--- start ---

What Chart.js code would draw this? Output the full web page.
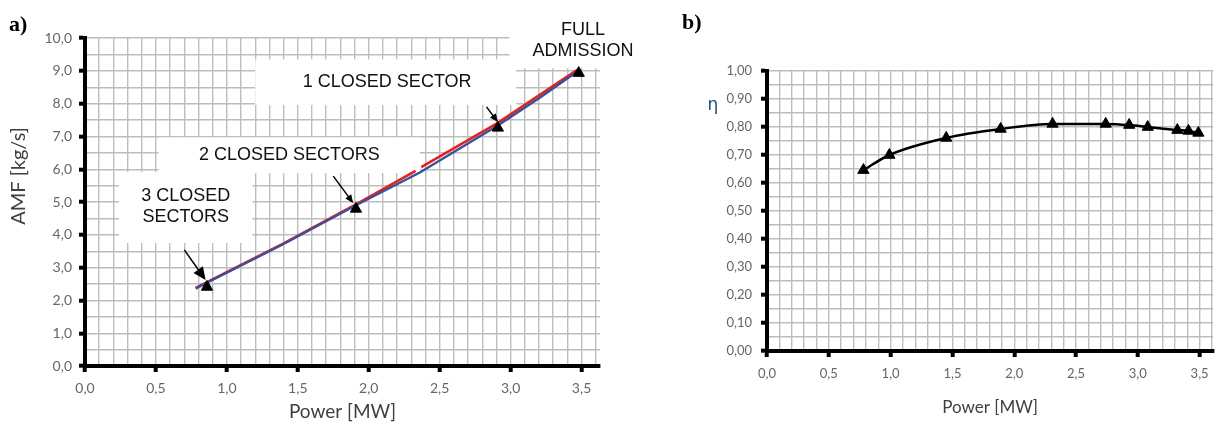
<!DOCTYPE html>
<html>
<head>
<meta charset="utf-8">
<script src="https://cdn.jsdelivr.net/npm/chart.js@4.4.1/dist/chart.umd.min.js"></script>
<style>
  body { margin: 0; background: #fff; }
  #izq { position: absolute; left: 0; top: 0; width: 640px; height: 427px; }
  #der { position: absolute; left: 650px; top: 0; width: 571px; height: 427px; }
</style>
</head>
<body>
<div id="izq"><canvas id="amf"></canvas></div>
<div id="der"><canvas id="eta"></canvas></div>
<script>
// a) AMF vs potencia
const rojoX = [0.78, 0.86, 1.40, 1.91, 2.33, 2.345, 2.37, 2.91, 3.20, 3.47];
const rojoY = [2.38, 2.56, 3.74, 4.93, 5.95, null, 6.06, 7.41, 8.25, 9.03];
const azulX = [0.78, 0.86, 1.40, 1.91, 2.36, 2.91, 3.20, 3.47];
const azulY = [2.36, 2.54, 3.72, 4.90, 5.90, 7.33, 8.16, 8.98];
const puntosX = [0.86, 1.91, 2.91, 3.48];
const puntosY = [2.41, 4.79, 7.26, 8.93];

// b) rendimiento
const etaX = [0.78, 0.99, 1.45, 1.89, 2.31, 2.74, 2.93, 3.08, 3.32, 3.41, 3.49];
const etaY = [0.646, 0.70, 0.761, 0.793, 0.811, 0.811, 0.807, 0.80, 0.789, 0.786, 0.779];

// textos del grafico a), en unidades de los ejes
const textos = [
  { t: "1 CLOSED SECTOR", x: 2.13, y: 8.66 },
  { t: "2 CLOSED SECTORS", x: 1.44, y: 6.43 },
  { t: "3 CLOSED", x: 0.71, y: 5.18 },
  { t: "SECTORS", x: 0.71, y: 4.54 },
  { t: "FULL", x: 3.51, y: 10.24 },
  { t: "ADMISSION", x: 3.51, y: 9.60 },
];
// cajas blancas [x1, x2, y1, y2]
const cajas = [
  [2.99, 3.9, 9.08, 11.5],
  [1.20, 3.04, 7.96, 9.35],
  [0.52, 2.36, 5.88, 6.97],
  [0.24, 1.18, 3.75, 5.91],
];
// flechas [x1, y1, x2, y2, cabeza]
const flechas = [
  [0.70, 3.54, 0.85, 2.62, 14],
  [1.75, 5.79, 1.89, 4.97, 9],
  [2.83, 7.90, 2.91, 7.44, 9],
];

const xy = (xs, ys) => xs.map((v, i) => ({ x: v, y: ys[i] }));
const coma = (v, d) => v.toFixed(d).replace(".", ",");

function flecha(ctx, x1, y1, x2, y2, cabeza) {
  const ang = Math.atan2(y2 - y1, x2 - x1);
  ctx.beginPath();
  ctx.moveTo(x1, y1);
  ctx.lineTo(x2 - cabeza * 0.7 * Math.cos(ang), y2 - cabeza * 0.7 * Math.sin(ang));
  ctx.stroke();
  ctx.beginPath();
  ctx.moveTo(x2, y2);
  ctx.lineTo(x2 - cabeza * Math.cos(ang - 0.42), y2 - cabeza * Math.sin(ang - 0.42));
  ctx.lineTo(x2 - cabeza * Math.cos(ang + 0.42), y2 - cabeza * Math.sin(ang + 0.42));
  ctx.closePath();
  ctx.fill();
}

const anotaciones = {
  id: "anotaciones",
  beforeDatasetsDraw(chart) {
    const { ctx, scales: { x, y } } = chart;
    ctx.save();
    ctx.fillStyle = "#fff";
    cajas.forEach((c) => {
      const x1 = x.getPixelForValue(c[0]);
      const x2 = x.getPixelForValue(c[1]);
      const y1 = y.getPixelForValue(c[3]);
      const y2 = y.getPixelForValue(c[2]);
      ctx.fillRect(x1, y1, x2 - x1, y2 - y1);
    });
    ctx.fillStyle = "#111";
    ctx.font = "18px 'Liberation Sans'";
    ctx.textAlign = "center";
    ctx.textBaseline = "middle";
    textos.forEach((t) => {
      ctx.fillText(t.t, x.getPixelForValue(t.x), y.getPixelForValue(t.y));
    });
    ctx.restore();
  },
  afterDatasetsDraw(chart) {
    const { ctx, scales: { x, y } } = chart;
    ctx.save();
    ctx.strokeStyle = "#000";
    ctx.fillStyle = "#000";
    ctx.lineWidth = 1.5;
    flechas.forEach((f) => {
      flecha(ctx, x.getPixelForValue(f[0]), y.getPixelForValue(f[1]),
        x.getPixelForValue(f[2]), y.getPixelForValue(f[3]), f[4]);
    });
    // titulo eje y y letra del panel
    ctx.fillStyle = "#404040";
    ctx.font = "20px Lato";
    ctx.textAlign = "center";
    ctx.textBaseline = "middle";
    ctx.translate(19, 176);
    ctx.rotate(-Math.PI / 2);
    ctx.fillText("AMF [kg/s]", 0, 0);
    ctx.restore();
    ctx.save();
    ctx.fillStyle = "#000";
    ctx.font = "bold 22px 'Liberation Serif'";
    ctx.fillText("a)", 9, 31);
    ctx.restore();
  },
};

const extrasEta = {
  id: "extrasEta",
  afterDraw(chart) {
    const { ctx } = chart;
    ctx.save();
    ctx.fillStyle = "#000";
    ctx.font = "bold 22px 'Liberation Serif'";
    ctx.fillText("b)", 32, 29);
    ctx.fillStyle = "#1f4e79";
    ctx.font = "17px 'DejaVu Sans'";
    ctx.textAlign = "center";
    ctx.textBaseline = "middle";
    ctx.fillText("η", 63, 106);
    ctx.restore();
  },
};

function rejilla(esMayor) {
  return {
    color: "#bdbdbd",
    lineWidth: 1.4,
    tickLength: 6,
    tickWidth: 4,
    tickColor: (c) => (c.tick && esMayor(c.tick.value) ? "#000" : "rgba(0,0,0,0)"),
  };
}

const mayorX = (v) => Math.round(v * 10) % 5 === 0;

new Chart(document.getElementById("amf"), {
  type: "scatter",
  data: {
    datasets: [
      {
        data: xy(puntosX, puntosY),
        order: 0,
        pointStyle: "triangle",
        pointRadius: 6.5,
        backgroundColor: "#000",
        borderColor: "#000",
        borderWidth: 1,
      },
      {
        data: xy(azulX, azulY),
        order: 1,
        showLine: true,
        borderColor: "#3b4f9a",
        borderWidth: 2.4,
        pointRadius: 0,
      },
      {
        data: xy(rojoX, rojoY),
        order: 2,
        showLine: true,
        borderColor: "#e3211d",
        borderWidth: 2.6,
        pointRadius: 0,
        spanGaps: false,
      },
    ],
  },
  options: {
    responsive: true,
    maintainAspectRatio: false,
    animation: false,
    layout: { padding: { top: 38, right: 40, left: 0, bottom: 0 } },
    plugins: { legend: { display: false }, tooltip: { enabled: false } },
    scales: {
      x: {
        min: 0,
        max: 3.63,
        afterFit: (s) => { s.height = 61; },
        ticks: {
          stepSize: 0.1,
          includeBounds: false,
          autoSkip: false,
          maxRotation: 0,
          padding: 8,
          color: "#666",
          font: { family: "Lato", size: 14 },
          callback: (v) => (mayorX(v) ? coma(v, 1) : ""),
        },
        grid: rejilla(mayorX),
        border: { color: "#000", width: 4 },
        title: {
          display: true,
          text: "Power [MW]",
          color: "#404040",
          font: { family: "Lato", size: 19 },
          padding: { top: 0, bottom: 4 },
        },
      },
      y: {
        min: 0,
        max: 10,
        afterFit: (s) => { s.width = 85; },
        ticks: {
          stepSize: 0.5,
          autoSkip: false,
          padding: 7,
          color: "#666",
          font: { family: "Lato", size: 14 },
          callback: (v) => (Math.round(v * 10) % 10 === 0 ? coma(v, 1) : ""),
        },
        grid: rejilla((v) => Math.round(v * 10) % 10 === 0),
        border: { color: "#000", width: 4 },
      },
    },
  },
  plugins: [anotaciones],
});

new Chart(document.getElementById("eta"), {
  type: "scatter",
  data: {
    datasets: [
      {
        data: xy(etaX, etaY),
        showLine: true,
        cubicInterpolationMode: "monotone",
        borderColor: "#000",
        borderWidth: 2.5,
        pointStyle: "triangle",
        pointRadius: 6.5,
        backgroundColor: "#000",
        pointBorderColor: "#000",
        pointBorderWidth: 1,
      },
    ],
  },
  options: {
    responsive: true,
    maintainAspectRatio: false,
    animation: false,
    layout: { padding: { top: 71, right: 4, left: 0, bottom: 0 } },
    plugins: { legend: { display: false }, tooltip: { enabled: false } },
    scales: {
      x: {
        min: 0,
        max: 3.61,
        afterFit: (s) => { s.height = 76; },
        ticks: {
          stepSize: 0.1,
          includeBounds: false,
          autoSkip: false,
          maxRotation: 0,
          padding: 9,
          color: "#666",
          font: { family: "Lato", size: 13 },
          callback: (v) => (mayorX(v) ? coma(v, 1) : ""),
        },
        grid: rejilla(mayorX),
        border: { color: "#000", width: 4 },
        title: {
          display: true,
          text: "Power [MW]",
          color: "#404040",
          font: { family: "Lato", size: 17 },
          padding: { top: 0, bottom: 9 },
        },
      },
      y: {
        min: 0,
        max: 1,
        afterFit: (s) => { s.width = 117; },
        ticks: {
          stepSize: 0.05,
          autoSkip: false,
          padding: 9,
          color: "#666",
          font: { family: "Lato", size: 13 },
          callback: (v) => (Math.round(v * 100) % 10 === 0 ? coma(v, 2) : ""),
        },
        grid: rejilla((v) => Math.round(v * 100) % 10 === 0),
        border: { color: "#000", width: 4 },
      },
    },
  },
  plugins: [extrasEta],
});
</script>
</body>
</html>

--- end ---

» **Problem to solve**
Restate, line by line and word for word, everything from the top of the material through the line that contains "const coma = (v, d)". Leave pictures out.

» **Answer in full**
What Chart.js code would draw this? Output the full web page.
<!DOCTYPE html>
<html>
<head>
<meta charset="utf-8">
<script src="https://cdn.jsdelivr.net/npm/chart.js@4.4.1/dist/chart.umd.min.js"></script>
<style>
  body { margin: 0; background: #fff; }
  #izq { position: absolute; left: 0; top: 0; width: 640px; height: 427px; }
  #der { position: absolute; left: 650px; top: 0; width: 571px; height: 427px; }
</style>
</head>
<body>
<div id="izq"><canvas id="amf"></canvas></div>
<div id="der"><canvas id="eta"></canvas></div>
<script>
// a) AMF vs potencia
const rojoX = [0.78, 0.86, 1.40, 1.91, 2.33, 2.345, 2.37, 2.91, 3.20, 3.47];
const rojoY = [2.38, 2.56, 3.74, 4.93, 5.95, null, 6.06, 7.41, 8.25, 9.03];
const azulX = [0.78, 0.86, 1.40, 1.91, 2.36, 2.91, 3.20, 3.47];
const azulY = [2.36, 2.54, 3.72, 4.90, 5.90, 7.33, 8.16, 8.98];
const puntosX = [0.86, 1.91, 2.91, 3.48];
const puntosY = [2.41, 4.79, 7.26, 8.93];

// b) rendimiento
const etaX = [0.78, 0.99, 1.45, 1.89, 2.31, 2.74, 2.93, 3.08, 3.32, 3.41, 3.49];
const etaY = [0.646, 0.70, 0.761, 0.793, 0.811, 0.811, 0.807, 0.80, 0.789, 0.786, 0.779];

// textos del grafico a), en unidades de los ejes
const textos = [
  { t: "1 CLOSED SECTOR", x: 2.13, y: 8.66 },
  { t: "2 CLOSED SECTORS", x: 1.44, y: 6.43 },
  { t: "3 CLOSED", x: 0.71, y: 5.18 },
  { t: "SECTORS", x: 0.71, y: 4.54 },
  { t: "FULL", x: 3.51, y: 10.24 },
  { t: "ADMISSION", x: 3.51, y: 9.60 },
];
// cajas blancas [x1, x2, y1, y2]
const cajas = [
  [2.99, 3.9, 9.08, 11.5],
  [1.20, 3.04, 7.96, 9.35],
  [0.52, 2.36, 5.88, 6.97],
  [0.24, 1.18, 3.75, 5.91],
];
// flechas [x1, y1, x2, y2, cabeza]
const flechas = [
  [0.70, 3.54, 0.85, 2.62, 14],
  [1.75, 5.79, 1.89, 4.97, 9],
  [2.83, 7.90, 2.91, 7.44, 9],
];

const xy = (xs, ys) => xs.map((v, i) => ({ x: v, y: ys[i] }));
const coma = (v, d) => v.toFixed(d).replace(".", ",");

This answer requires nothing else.